> Instructions to follow: Write out the material exactly, leaving every picture behind.

☆ ☆ ☆ ☆ ☆

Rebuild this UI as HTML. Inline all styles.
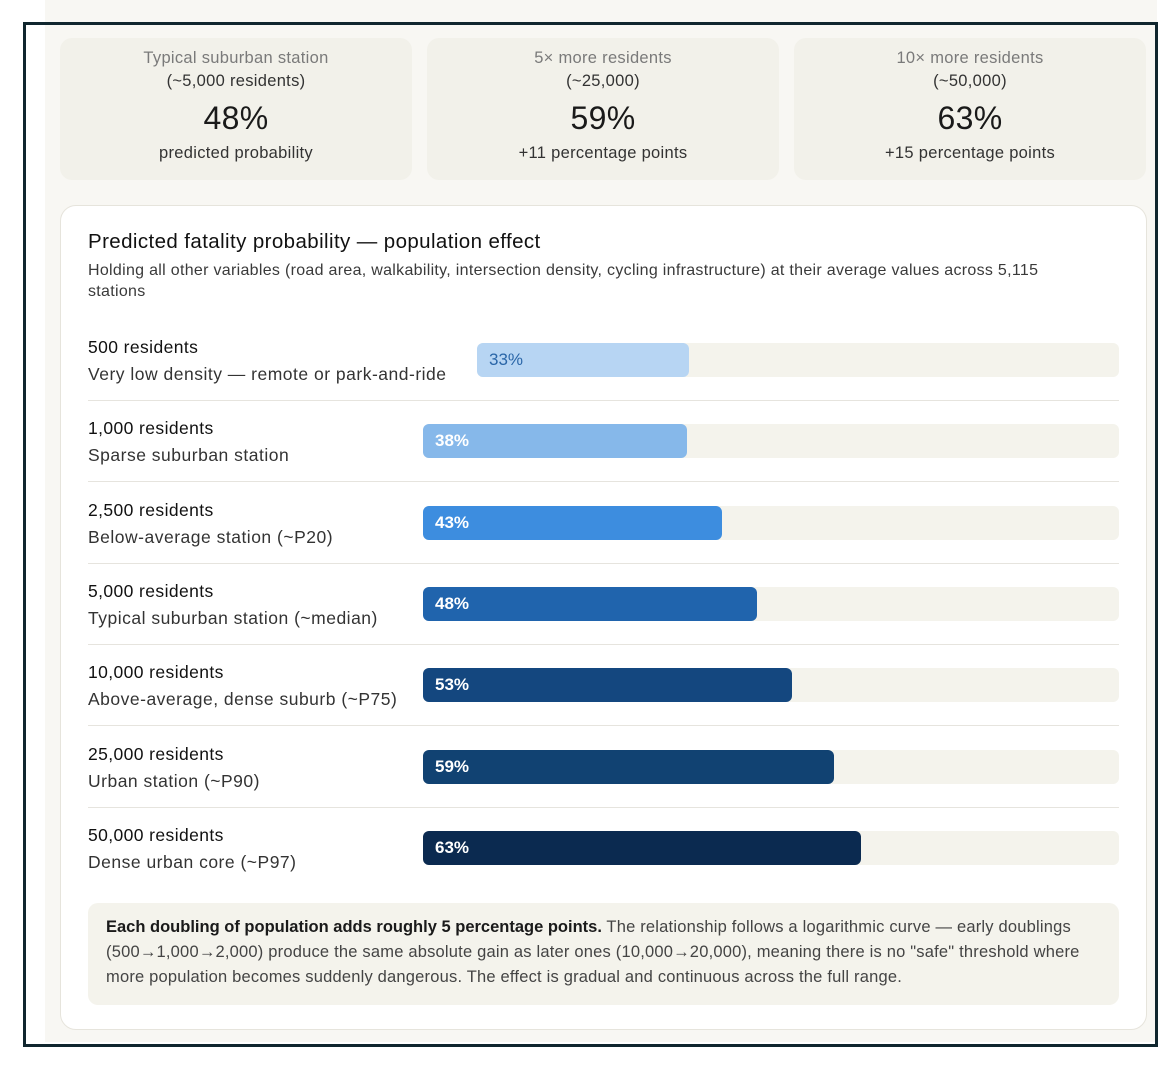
<!DOCTYPE html>
<html><head><meta charset="utf-8"><style>
*{margin:0;padding:0;box-sizing:border-box}
body{width:1173px;height:1065px;background:#fff;font-family:"Liberation Sans","DejaVu Sans",sans-serif;position:relative;overflow:hidden;color:#1c1c1c}
.bg{position:absolute;left:45px;top:0;width:1112px;height:1042px;background:#f8f7f3}
.frame{position:absolute;left:23px;top:22px;width:1135px;height:1025px;border:3px solid #10262e}
.stat{position:absolute;top:38px;width:352px;height:142px;background:#f2f1ea;border-radius:12px;text-align:center;letter-spacing:0.3px}
.stat .l1{margin-top:9px;font-size:16.5px;color:#7a7a7a;line-height:22px}
.stat .l2{font-size:16.5px;color:#333;line-height:24px}
.stat .big{font-size:32px;line-height:44px;color:#1a1a1a;margin-top:3px}
.stat .sub{font-size:16.5px;color:#333;line-height:22px;margin-top:2px}
.card{position:absolute;left:60px;top:205px;width:1087px;height:825px;background:#fff;border:1px solid #e6e4dc;border-radius:16px}
.title{position:absolute;left:27px;top:24px;font-size:20.5px;color:#111;letter-spacing:0.4px}
.desc{position:absolute;left:27px;top:54px;width:1000px;font-size:16px;line-height:21px;color:#3a3a3a;letter-spacing:0.3px}
.row{position:absolute;left:27px;width:1031px;height:81px}
.row .name{position:absolute;left:0;top:-7px;font-size:17.5px;color:#111;line-height:22px;letter-spacing:0.4px}
.row .lab{position:absolute;left:0;top:20px;font-size:17.5px;color:#333;line-height:22px;letter-spacing:0.5px}
.track{position:absolute;top:0;height:34px;background:#f4f3ec;border-radius:6px}
.bar{position:absolute;left:0;top:0;height:34px;border-radius:6px;color:#fff;font-size:17px;font-weight:bold;line-height:34px;padding-left:12px}
.div{position:absolute;left:27px;width:1031px;height:1px;background:#e6e4de}
.note{position:absolute;left:27px;top:697px;width:1031px;height:102px;background:#f4f3ec;border-radius:10px;padding:12px 18px;font-size:16.5px;line-height:25px;color:#444;letter-spacing:0.2px}
.note b{color:#1a1a1a;font-weight:bold;letter-spacing:0}
</style></head><body>
<div class="bg"></div>
<div class="stat" style="left:60px"><div class="l1">Typical suburban station</div><div class="l2">(~5,000 residents)</div><div class="big">48%</div><div class="sub">predicted probability</div></div>
<div class="stat" style="left:427px"><div class="l1">5× more residents</div><div class="l2">(~25,000)</div><div class="big">59%</div><div class="sub">+11 percentage points</div></div>
<div class="stat" style="left:794px"><div class="l1">10× more residents</div><div class="l2">(~50,000)</div><div class="big">63%</div><div class="sub">+15 percentage points</div></div>
<div class="card" id="card">
<div class="title">Predicted fatality probability — population effect</div>
<div class="desc">Holding all other variables (road area, walkability, intersection density, cycling infrastructure) at their average values across 5,115 stations</div>
<div class="note"><b>Each doubling of population adds roughly 5 percentage points.</b> The relationship follows a logarithmic curve — early doublings (500→1,000→2,000) produce the same absolute gain as later ones (10,000→20,000), meaning there is no "safe" threshold where more population becomes suddenly dangerous. The effect is gradual and continuous across the full range.</div>
</div>
<div class="frame"></div>
<script>
const categories=["500 residents","1,000 residents","2,500 residents","5,000 residents","10,000 residents","25,000 residents","50,000 residents"];
const descriptions=["Very low density — remote or park-and-ride","Sparse suburban station","Below-average station (~P20)","Typical suburban station (~median)","Above-average, dense suburb (~P75)","Urban station (~P90)","Dense urban core (~P97)"];
const values=[33,38,43,48,53,59,63];
const colors=["#b7d5f3","#86b8ea","#3d8ddf","#2064ad","#14477f","#114272","#0b2a50"];
const card=document.getElementById('card');
values.forEach((v,i)=>{
  const top=137+i*81.3;
  const row=document.createElement('div');
  row.className='row';row.style.top=top+'px';
  
  
  const n=document.createElement('div');n.className='name';n.textContent=categories[i];
  
  
  const l=document.createElement('div');l.className='lab';l.textContent=descriptions[i];
  
  
  const tl=i===0?389:335;
  const tw=1031-tl;
  const t=document.createElement('div');t.className='track';t.style.left=tl+'px';t.style.width=tw+'px';
  
  
  const b=document.createElement('div');b.className='bar';b.style.width=(tw*v/100)+'px';b.style.background=colors[i];
  if(i===0){b.style.color='#2a66a8';b.style.fontWeight='normal';}
  b.textContent=v+'%';
  
  
  t.appendChild(b);row.append(n,l,t);card.appendChild(row);
  if(i<values.length-1){const d=document.createElement('div');d.className='div';d.style.top=(top+57)+'px';
    
    
    card.appendChild(d);}
});
</script>
</body></html>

☆ ☆ ☆ ☆ ☆

> Result of the task:
Rebuild this UI as HTML. Inline all styles.
<!DOCTYPE html>
<html><head><meta charset="utf-8"><style>
*{margin:0;padding:0;box-sizing:border-box}
body{width:1173px;height:1065px;background:#fff;font-family:"Liberation Sans","DejaVu Sans",sans-serif;position:relative;overflow:hidden;color:#1c1c1c}
.bg{position:absolute;left:45px;top:0;width:1112px;height:1042px;background:#f8f7f3}
.frame{position:absolute;left:23px;top:22px;width:1135px;height:1025px;border:3px solid #10262e}
.stat{position:absolute;top:38px;width:352px;height:142px;background:#f2f1ea;border-radius:12px;text-align:center;letter-spacing:0.3px}
.stat .l1{margin-top:9px;font-size:16.5px;color:#7a7a7a;line-height:22px}
.stat .l2{font-size:16.5px;color:#333;line-height:24px}
.stat .big{font-size:32px;line-height:44px;color:#1a1a1a;margin-top:3px}
.stat .sub{font-size:16.5px;color:#333;line-height:22px;margin-top:2px}
.card{position:absolute;left:60px;top:205px;width:1087px;height:825px;background:#fff;border:1px solid #e6e4dc;border-radius:16px}
.title{position:absolute;left:27px;top:24px;font-size:20.5px;color:#111;letter-spacing:0.4px}
.desc{position:absolute;left:27px;top:54px;width:1000px;font-size:16px;line-height:21px;color:#3a3a3a;letter-spacing:0.3px}
.row{position:absolute;left:27px;width:1031px;height:81px}
.row .name{position:absolute;left:0;top:-7px;font-size:17.5px;color:#111;line-height:22px;letter-spacing:0.4px}
.row .lab{position:absolute;left:0;top:20px;font-size:17.5px;color:#333;line-height:22px;letter-spacing:0.5px}
.track{position:absolute;top:0;height:34px;background:#f4f3ec;border-radius:6px}
.bar{position:absolute;left:0;top:0;height:34px;border-radius:6px;color:#fff;font-size:17px;font-weight:bold;line-height:34px;padding-left:12px}
.div{position:absolute;left:27px;width:1031px;height:1px;background:#e6e4de}
.note{position:absolute;left:27px;top:697px;width:1031px;height:102px;background:#f4f3ec;border-radius:10px;padding:12px 18px;font-size:16.5px;line-height:25px;color:#444;letter-spacing:0.2px}
.note b{color:#1a1a1a;font-weight:bold;letter-spacing:0}
</style></head><body>
<div class="bg"></div>
<div class="stat" style="left:60px"><div class="l1">Typical suburban station</div><div class="l2">(~5,000 residents)</div><div class="big">48%</div><div class="sub">predicted probability</div></div>
<div class="stat" style="left:427px"><div class="l1">5× more residents</div><div class="l2">(~25,000)</div><div class="big">59%</div><div class="sub">+11 percentage points</div></div>
<div class="stat" style="left:794px"><div class="l1">10× more residents</div><div class="l2">(~50,000)</div><div class="big">63%</div><div class="sub">+15 percentage points</div></div>
<div class="card" id="card">
<div class="title">Predicted fatality probability — population effect</div>
<div class="desc">Holding all other variables (road area, walkability, intersection density, cycling infrastructure) at their average values across 5,115 stations</div>
<div class="note"><b>Each doubling of population adds roughly 5 percentage points.</b> The relationship follows a logarithmic curve — early doublings (500→1,000→2,000) produce the same absolute gain as later ones (10,000→20,000), meaning there is no "safe" threshold where more population becomes suddenly dangerous. The effect is gradual and continuous across the full range.</div>
</div>
<div class="frame"></div>
<script>
const categories=["500 residents","1,000 residents","2,500 residents","5,000 residents","10,000 residents","25,000 residents","50,000 residents"];
const descriptions=["Very low density — remote or park-and-ride","Sparse suburban station","Below-average station (~P20)","Typical suburban station (~median)","Above-average, dense suburb (~P75)","Urban station (~P90)","Dense urban core (~P97)"];
const values=[33,38,43,48,53,59,63];
const colors=["#b7d5f3","#86b8ea","#3d8ddf","#2064ad","#14477f","#114272","#0b2a50"];
const card=document.getElementById('card');
values.forEach((v,i)=>{
  const top=137+i*81.3;
  const row=document.createElement('div');
  row.className='row';row.style.top=top+'px';
  
  
  const n=document.createElement('div');n.className='name';n.textContent=categories[i];
  
  
  const l=document.createElement('div');l.className='lab';l.textContent=descriptions[i];
  
  
  const tl=i===0?389:335;
  const tw=1031-tl;
  const t=document.createElement('div');t.className='track';t.style.left=tl+'px';t.style.width=tw+'px';
  
  
  const b=document.createElement('div');b.className='bar';b.style.width=(tw*v/100)+'px';b.style.background=colors[i];
  if(i===0){b.style.color='#2a66a8';b.style.fontWeight='normal';}
  b.textContent=v+'%';
  
  
  t.appendChild(b);row.append(n,l,t);card.appendChild(row);
  if(i<values.length-1){const d=document.createElement('div');d.className='div';d.style.top=(top+57)+'px';
    
    
    card.appendChild(d);}
});
</script>
</body></html>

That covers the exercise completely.